> [Exercise instructions]
Omit every picture and return the rest of the data unaltered.

> [Given data]
--
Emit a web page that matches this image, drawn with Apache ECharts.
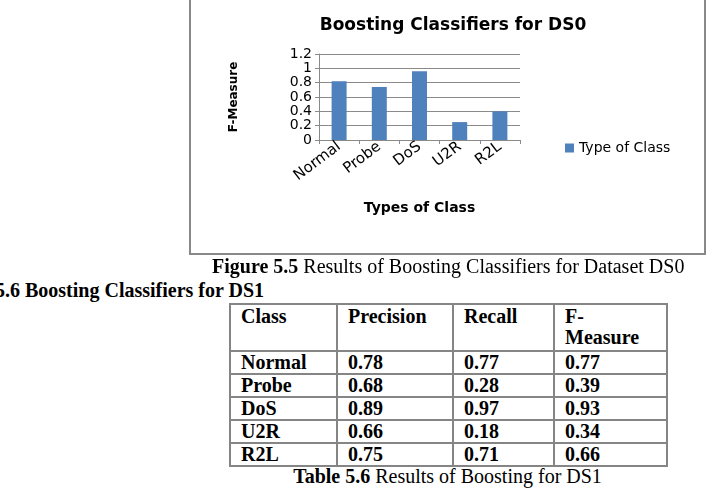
<!DOCTYPE html>
<html>
<head>
<meta charset="utf-8">
<script src="https://cdn.jsdelivr.net/npm/echarts@6/dist/echarts.min.js"></script>
<style>
    body {
        margin: 0;
        width: 715px;
        height: 488px;
        overflow: hidden;
        position: relative;
        background: #fff;
        font-family: "Liberation Serif", "Times New Roman", serif;
        color: #000;
    }
    #frame {
        position: absolute;
        left: 189px;
        top: -3px;
        width: 513px;
        height: 254px;
        border: 2px solid #888;
    }
    #myChart {
        position: absolute;
        left: 0;
        top: 0;
        width: 715px;
        height: 256px;
    }
    .cap {
        position: absolute;
        font-size: 20px;
        line-height: 23px;
        white-space: nowrap;
    }
    #tbl {
        position: absolute;
        left: 229px;
        top: 303px;
        border-collapse: collapse;
        table-layout: fixed;
        font-size: 20px;
        font-weight: bold;
    }
    #tbl td {
        border: 2px solid #858585;
        padding: 0 0 0 10px;
        line-height: 21px;
        height: 21px;
        vertical-align: middle;
        white-space: nowrap;
    }
    #tbl tr.head td {
        height: 44px;
        vertical-align: top;
        padding-top: 1px;
        white-space: normal;
    }
</style>
</head>
<body>
<div id="frame"></div>
<div id="myChart"></div>
<div class="cap" style="left:212px;top:255px;"><b>Figure 5.5</b> Results of Boosting Classifiers for Dataset DS0</div>
<div class="cap" style="left:-5px;top:279px;"><b>5.6 Boosting Classifiers for DS1</b></div>
<table id="tbl">
    <colgroup>
        <col style="width:107px">
        <col style="width:116px">
        <col style="width:101px">
        <col style="width:113px">
    </colgroup>
    <tbody id="tblBody"></tbody>
</table>
<div class="cap" style="left:229px;width:437px;top:465px;text-align:center;"><b>Table 5.6</b> Results of Boosting for DS1</div>

<script>
    // chart data (Figure 5.5)
    var categories = ['Normal', 'Probe', 'DoS', 'U2R', 'R2L'];
    var fMeasure = [0.82, 0.74, 0.96, 0.25, 0.40];
    var seriesName = 'Type of Class';

    // table data (Table 5.6)
    var tableHeader = ['Class', 'Precision', 'Recall', 'F-<br>Measure'];
    var tableClasses = ['Normal', 'Probe', 'DoS', 'U2R', 'R2L'];
    var precision = ['0.78', '0.68', '0.89', '0.66', '0.75'];
    var recall = ['0.77', '0.28', '0.97', '0.18', '0.71'];
    var fMeasureDs1 = ['0.77', '0.39', '0.93', '0.34', '0.66'];

    var html = '<tr class="head">';
    for (var h = 0; h < tableHeader.length; h++) {
        html += '<td>' + tableHeader[h] + '</td>';
    }
    html += '</tr>';
    for (var i = 0; i < tableClasses.length; i++) {
        html += '<tr><td>' + tableClasses[i] + '</td><td>' + precision[i] + '</td><td>' +
            recall[i] + '</td><td>' + fMeasureDs1[i] + '</td></tr>';
    }
    document.getElementById('tblBody').innerHTML = html;

    var gridColor = '#8a8a8a';
    var sans = '"DejaVu Sans", Verdana, sans-serif';

    var myChart = echarts.init(document.getElementById('myChart'));
    myChart.setOption({
        animation: false,
        title: {
            text: 'Boosting Classifiers for DS0',
            left: 448,
            top: 12,
            textAlign: 'center',
            textStyle: {
                fontFamily: sans,
                fontSize: 17,
                fontWeight: 'bold',
                color: '#000'
            }
        },
        legend: {
            left: 560,
            top: 136,
            itemWidth: 9,
            itemHeight: 9,
            icon: 'rect',
            data: [seriesName],
            textStyle: {
                fontFamily: sans,
                fontSize: 14,
                color: '#000'
            }
        },
        grid: {
            left: 319,
            top: 54,
            width: 201,
            height: 86
        },
        xAxis: {
            type: 'category',
            data: categories,
            name: 'Types of Class',
            nameLocation: 'middle',
            nameGap: 61,
            nameTextStyle: {
                fontFamily: sans,
                fontSize: 14,
                fontWeight: 'bold',
                color: '#000'
            },
            axisLine: {lineStyle: {color: gridColor}},
            axisTick: {show: true, length: 4, lineStyle: {color: gridColor}},
            axisLabel: {
                interval: 0,
                rotate: 37,
                margin: 5,
                fontFamily: sans,
                fontSize: 15,
                color: '#000'
            }
        },
        yAxis: {
            type: 'value',
            min: 0,
            max: 1.2,
            interval: 0.2,
            name: 'F-Measure',
            nameLocation: 'middle',
            nameRotate: 90,
            nameGap: 79,
            nameTextStyle: {
                fontFamily: sans,
                fontSize: 12,
                fontWeight: 'bold',
                color: '#000'
            },
            axisLine: {show: true, lineStyle: {color: gridColor}},
            axisTick: {show: true, length: 4, lineStyle: {color: gridColor}},
            splitLine: {lineStyle: {color: gridColor}},
            axisLabel: {
                margin: 7,
                fontFamily: sans,
                fontSize: 14,
                color: '#000'
            }
        },
        series: [{
            name: seriesName,
            type: 'bar',
            barWidth: 15,
            data: fMeasure,
            itemStyle: {color: '#4F81BD'}
        }]
    });
</script>
</body>
</html>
--
> [Solution to this problem]
Emit a web page that matches this image, drawn with Apache ECharts.
<!DOCTYPE html>
<html>
<head>
<meta charset="utf-8">
<script src="https://cdn.jsdelivr.net/npm/echarts@6/dist/echarts.min.js"></script>
<style>
    body {
        margin: 0;
        width: 715px;
        height: 488px;
        overflow: hidden;
        position: relative;
        background: #fff;
        font-family: "Liberation Serif", "Times New Roman", serif;
        color: #000;
    }
    #frame {
        position: absolute;
        left: 189px;
        top: -3px;
        width: 513px;
        height: 254px;
        border: 2px solid #888;
    }
    #myChart {
        position: absolute;
        left: 0;
        top: 0;
        width: 715px;
        height: 256px;
    }
    .cap {
        position: absolute;
        font-size: 20px;
        line-height: 23px;
        white-space: nowrap;
    }
    #tbl {
        position: absolute;
        left: 229px;
        top: 303px;
        border-collapse: collapse;
        table-layout: fixed;
        font-size: 20px;
        font-weight: bold;
    }
    #tbl td {
        border: 2px solid #858585;
        padding: 0 0 0 10px;
        line-height: 21px;
        height: 21px;
        vertical-align: middle;
        white-space: nowrap;
    }
    #tbl tr.head td {
        height: 44px;
        vertical-align: top;
        padding-top: 1px;
        white-space: normal;
    }
</style>
</head>
<body>
<div id="frame"></div>
<div id="myChart"></div>
<div class="cap" style="left:212px;top:255px;"><b>Figure 5.5</b> Results of Boosting Classifiers for Dataset DS0</div>
<div class="cap" style="left:-5px;top:279px;"><b>5.6 Boosting Classifiers for DS1</b></div>
<table id="tbl">
    <colgroup>
        <col style="width:107px">
        <col style="width:116px">
        <col style="width:101px">
        <col style="width:113px">
    </colgroup>
    <tbody id="tblBody"></tbody>
</table>
<div class="cap" style="left:229px;width:437px;top:465px;text-align:center;"><b>Table 5.6</b> Results of Boosting for DS1</div>

<script>
    // chart data (Figure 5.5)
    var categories = ['Normal', 'Probe', 'DoS', 'U2R', 'R2L'];
    var fMeasure = [0.82, 0.74, 0.96, 0.25, 0.40];
    var seriesName = 'Type of Class';

    // table data (Table 5.6)
    var tableHeader = ['Class', 'Precision', 'Recall', 'F-<br>Measure'];
    var tableClasses = ['Normal', 'Probe', 'DoS', 'U2R', 'R2L'];
    var precision = ['0.78', '0.68', '0.89', '0.66', '0.75'];
    var recall = ['0.77', '0.28', '0.97', '0.18', '0.71'];
    var fMeasureDs1 = ['0.77', '0.39', '0.93', '0.34', '0.66'];

    var html = '<tr class="head">';
    for (var h = 0; h < tableHeader.length; h++) {
        html += '<td>' + tableHeader[h] + '</td>';
    }
    html += '</tr>';
    for (var i = 0; i < tableClasses.length; i++) {
        html += '<tr><td>' + tableClasses[i] + '</td><td>' + precision[i] + '</td><td>' +
            recall[i] + '</td><td>' + fMeasureDs1[i] + '</td></tr>';
    }
    document.getElementById('tblBody').innerHTML = html;

    var gridColor = '#8a8a8a';
    var sans = '"DejaVu Sans", Verdana, sans-serif';

    var myChart = echarts.init(document.getElementById('myChart'));
    myChart.setOption({
        animation: false,
        title: {
            text: 'Boosting Classifiers for DS0',
            left: 448,
            top: 12,
            textAlign: 'center',
            textStyle: {
                fontFamily: sans,
                fontSize: 17,
                fontWeight: 'bold',
                color: '#000'
            }
        },
        legend: {
            left: 560,
            top: 136,
            itemWidth: 9,
            itemHeight: 9,
            icon: 'rect',
            data: [seriesName],
            textStyle: {
                fontFamily: sans,
                fontSize: 14,
                color: '#000'
            }
        },
        grid: {
            left: 319,
            top: 54,
            width: 201,
            height: 86
        },
        xAxis: {
            type: 'category',
            data: categories,
            name: 'Types of Class',
            nameLocation: 'middle',
            nameGap: 61,
            nameTextStyle: {
                fontFamily: sans,
                fontSize: 14,
                fontWeight: 'bold',
                color: '#000'
            },
            axisLine: {lineStyle: {color: gridColor}},
            axisTick: {show: true, length: 4, lineStyle: {color: gridColor}},
            axisLabel: {
                interval: 0,
                rotate: 37,
                margin: 5,
                fontFamily: sans,
                fontSize: 15,
                color: '#000'
            }
        },
        yAxis: {
            type: 'value',
            min: 0,
            max: 1.2,
            interval: 0.2,
            name: 'F-Measure',
            nameLocation: 'middle',
            nameRotate: 90,
            nameGap: 79,
            nameTextStyle: {
                fontFamily: sans,
                fontSize: 12,
                fontWeight: 'bold',
                color: '#000'
            },
            axisLine: {show: true, lineStyle: {color: gridColor}},
            axisTick: {show: true, length: 4, lineStyle: {color: gridColor}},
            splitLine: {lineStyle: {color: gridColor}},
            axisLabel: {
                margin: 7,
                fontFamily: sans,
                fontSize: 14,
                color: '#000'
            }
        },
        series: [{
            name: seriesName,
            type: 'bar',
            barWidth: 15,
            data: fMeasure,
            itemStyle: {color: '#4F81BD'}
        }]
    });
</script>
</body>
</html>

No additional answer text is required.